Give again, verbatim, the lines between the line that contains "What matplotlib code" and the line that contains "plt.rcParams['font.family'] = ['Liberation", counting both ends. Pictures are excluded from the copy.

— begin Records for the exercise —

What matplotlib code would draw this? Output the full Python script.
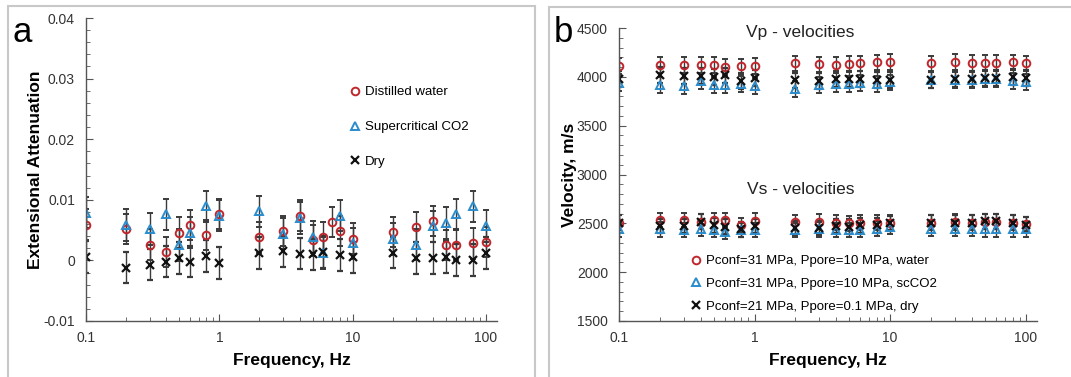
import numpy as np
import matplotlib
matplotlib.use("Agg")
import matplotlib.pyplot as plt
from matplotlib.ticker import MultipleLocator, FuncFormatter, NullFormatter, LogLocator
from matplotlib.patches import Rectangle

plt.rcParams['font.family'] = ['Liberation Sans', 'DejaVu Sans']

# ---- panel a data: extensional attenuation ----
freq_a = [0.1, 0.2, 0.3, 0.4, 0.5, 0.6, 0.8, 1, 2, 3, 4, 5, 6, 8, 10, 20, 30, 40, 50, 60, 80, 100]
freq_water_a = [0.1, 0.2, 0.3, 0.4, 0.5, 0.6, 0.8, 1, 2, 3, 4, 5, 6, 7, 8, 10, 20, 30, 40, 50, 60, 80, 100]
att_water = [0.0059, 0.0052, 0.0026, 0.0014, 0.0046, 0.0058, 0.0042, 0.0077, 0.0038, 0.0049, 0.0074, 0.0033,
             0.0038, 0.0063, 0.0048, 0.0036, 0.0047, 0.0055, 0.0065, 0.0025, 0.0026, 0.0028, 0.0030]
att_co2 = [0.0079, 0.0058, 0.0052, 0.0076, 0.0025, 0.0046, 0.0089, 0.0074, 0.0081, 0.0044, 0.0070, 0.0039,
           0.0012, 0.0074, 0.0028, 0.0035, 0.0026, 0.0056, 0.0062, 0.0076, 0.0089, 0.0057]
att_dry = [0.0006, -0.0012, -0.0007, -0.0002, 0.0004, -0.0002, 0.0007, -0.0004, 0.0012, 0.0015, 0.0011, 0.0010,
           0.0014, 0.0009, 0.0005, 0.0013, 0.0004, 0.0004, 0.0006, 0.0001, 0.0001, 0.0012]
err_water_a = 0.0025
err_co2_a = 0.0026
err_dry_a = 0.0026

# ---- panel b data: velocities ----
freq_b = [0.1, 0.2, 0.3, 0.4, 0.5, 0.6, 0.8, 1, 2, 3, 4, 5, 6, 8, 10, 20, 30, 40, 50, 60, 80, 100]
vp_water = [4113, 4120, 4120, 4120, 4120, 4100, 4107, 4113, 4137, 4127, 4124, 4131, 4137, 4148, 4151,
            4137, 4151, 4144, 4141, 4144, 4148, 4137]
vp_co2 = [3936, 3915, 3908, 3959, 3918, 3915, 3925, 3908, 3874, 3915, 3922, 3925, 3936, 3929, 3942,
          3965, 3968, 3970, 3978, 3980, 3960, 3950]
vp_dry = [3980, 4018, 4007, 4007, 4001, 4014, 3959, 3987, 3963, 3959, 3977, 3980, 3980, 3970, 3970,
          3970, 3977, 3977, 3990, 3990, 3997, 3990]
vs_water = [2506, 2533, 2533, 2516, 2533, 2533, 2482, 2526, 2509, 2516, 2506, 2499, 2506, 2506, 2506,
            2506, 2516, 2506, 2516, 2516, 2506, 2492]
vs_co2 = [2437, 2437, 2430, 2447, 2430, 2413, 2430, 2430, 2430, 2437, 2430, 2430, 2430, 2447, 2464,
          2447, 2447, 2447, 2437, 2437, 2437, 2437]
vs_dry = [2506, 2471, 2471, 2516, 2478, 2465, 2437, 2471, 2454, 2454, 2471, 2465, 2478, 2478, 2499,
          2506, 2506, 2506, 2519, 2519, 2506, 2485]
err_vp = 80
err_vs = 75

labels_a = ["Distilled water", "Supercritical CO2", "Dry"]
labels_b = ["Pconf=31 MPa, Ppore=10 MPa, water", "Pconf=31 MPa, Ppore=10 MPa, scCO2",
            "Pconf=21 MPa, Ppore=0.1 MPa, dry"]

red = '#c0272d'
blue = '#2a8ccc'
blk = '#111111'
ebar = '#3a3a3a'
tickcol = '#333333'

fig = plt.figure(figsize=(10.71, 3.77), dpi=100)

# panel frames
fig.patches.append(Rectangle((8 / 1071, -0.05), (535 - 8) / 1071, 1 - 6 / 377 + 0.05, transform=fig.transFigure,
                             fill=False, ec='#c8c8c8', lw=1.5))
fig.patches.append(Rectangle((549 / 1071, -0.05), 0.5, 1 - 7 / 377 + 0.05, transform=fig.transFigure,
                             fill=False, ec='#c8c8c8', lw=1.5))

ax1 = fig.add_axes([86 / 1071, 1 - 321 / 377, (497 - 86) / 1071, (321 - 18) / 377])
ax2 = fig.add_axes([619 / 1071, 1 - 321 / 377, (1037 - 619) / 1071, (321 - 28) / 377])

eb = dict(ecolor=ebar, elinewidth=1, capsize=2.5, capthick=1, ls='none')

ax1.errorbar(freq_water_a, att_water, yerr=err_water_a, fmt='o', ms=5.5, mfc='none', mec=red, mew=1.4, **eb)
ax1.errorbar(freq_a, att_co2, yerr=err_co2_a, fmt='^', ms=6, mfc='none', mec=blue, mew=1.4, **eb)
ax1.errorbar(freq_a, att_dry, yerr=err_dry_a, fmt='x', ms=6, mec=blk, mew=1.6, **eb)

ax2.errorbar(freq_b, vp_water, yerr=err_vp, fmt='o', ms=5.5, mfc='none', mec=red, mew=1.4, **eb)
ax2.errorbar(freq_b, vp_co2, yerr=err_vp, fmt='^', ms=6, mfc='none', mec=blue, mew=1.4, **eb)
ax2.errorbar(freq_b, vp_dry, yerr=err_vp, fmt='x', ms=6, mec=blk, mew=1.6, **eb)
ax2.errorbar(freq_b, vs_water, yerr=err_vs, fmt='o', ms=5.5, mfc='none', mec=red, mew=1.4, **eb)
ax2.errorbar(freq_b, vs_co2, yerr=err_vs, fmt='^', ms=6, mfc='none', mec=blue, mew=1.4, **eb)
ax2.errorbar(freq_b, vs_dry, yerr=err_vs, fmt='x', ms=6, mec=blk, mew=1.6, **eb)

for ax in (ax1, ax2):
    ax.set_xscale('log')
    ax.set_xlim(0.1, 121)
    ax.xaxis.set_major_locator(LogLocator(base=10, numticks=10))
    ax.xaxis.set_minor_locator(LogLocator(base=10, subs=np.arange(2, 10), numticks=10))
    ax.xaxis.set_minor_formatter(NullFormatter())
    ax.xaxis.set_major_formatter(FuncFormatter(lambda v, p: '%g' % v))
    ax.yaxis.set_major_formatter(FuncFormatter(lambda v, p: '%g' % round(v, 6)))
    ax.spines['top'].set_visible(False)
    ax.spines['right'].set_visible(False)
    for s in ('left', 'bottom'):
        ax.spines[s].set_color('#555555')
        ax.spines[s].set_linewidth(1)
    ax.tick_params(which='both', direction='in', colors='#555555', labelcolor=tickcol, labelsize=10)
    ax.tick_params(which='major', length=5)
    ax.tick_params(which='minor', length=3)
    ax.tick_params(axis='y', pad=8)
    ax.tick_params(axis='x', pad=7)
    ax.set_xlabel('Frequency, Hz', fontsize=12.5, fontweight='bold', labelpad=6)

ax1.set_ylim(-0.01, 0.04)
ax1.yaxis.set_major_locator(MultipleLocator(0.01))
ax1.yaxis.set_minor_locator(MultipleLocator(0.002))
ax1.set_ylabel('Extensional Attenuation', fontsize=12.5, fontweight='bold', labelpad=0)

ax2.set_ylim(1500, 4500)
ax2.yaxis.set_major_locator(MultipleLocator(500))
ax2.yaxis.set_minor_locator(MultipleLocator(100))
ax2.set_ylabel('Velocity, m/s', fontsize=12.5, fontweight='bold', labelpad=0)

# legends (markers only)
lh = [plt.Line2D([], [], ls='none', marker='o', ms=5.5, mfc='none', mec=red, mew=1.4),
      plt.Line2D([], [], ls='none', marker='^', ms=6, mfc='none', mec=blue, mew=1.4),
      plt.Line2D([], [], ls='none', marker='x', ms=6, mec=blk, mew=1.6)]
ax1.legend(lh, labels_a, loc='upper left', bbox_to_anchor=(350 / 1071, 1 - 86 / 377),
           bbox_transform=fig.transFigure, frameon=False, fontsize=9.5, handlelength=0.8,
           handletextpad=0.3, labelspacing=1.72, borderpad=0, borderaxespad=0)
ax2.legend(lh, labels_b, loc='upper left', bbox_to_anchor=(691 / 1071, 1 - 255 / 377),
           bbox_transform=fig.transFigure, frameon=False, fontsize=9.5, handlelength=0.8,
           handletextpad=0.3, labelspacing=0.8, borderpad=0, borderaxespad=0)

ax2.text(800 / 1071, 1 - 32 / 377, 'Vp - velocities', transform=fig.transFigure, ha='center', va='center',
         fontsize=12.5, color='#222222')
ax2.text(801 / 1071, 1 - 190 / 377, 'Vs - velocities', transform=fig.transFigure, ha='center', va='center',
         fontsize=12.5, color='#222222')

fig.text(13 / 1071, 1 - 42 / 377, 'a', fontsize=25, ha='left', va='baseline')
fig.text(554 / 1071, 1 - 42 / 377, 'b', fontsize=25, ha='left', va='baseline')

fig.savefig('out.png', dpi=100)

— end Records for the exercise —
— begin Records for the exercise —

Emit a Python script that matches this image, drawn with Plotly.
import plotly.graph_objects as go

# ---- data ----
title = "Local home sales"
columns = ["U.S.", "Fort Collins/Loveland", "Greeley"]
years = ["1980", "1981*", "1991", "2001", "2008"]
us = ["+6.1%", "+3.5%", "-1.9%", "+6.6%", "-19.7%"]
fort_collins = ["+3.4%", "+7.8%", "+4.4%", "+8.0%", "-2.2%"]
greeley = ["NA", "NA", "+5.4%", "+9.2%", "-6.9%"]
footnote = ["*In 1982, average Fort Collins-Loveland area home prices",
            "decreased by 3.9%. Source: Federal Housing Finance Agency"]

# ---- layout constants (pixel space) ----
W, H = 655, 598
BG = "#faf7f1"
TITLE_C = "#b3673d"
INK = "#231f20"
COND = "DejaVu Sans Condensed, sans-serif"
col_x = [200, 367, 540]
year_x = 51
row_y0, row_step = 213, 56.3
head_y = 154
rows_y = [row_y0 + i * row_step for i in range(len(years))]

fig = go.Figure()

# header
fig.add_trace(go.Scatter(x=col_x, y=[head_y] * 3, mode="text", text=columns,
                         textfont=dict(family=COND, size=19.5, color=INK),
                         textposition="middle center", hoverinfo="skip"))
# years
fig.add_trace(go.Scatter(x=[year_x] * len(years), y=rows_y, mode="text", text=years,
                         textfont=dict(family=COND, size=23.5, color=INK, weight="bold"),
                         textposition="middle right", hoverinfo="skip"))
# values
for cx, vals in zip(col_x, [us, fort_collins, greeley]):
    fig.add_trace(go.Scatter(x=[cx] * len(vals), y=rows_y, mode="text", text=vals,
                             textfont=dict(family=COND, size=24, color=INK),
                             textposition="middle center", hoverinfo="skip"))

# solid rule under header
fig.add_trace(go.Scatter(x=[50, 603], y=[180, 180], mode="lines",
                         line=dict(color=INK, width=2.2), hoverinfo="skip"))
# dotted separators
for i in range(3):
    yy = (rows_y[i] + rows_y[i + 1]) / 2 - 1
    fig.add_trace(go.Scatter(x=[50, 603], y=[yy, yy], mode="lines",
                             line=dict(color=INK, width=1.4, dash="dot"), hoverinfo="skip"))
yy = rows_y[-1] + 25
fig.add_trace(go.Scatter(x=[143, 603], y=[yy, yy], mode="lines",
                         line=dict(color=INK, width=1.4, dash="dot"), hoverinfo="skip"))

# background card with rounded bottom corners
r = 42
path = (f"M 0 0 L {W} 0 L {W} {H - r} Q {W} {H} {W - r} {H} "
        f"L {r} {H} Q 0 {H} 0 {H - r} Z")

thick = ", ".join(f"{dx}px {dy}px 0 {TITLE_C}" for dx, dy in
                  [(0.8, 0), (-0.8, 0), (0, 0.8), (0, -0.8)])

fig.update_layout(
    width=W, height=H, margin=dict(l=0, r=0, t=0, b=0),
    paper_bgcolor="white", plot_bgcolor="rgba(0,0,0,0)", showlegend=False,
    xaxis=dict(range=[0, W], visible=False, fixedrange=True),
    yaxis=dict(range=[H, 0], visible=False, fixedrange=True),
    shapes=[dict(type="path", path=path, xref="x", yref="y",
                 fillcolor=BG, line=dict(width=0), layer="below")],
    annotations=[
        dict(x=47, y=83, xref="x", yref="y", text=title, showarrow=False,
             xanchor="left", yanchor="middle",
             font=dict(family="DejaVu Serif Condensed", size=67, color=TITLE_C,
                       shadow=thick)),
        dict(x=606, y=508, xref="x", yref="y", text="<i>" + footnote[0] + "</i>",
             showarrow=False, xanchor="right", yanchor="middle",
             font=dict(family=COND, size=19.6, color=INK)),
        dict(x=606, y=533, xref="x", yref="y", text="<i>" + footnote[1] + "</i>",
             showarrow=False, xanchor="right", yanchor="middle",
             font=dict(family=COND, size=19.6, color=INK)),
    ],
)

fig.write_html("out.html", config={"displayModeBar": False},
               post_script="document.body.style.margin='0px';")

— end Records for the exercise —

→ Correct result
What matplotlib code would draw this? Output the full Python script.
import numpy as np
import matplotlib
matplotlib.use("Agg")
import matplotlib.pyplot as plt
from matplotlib.ticker import MultipleLocator, FuncFormatter, NullFormatter, LogLocator
from matplotlib.patches import Rectangle

plt.rcParams['font.family'] = ['Liberation Sans', 'DejaVu Sans']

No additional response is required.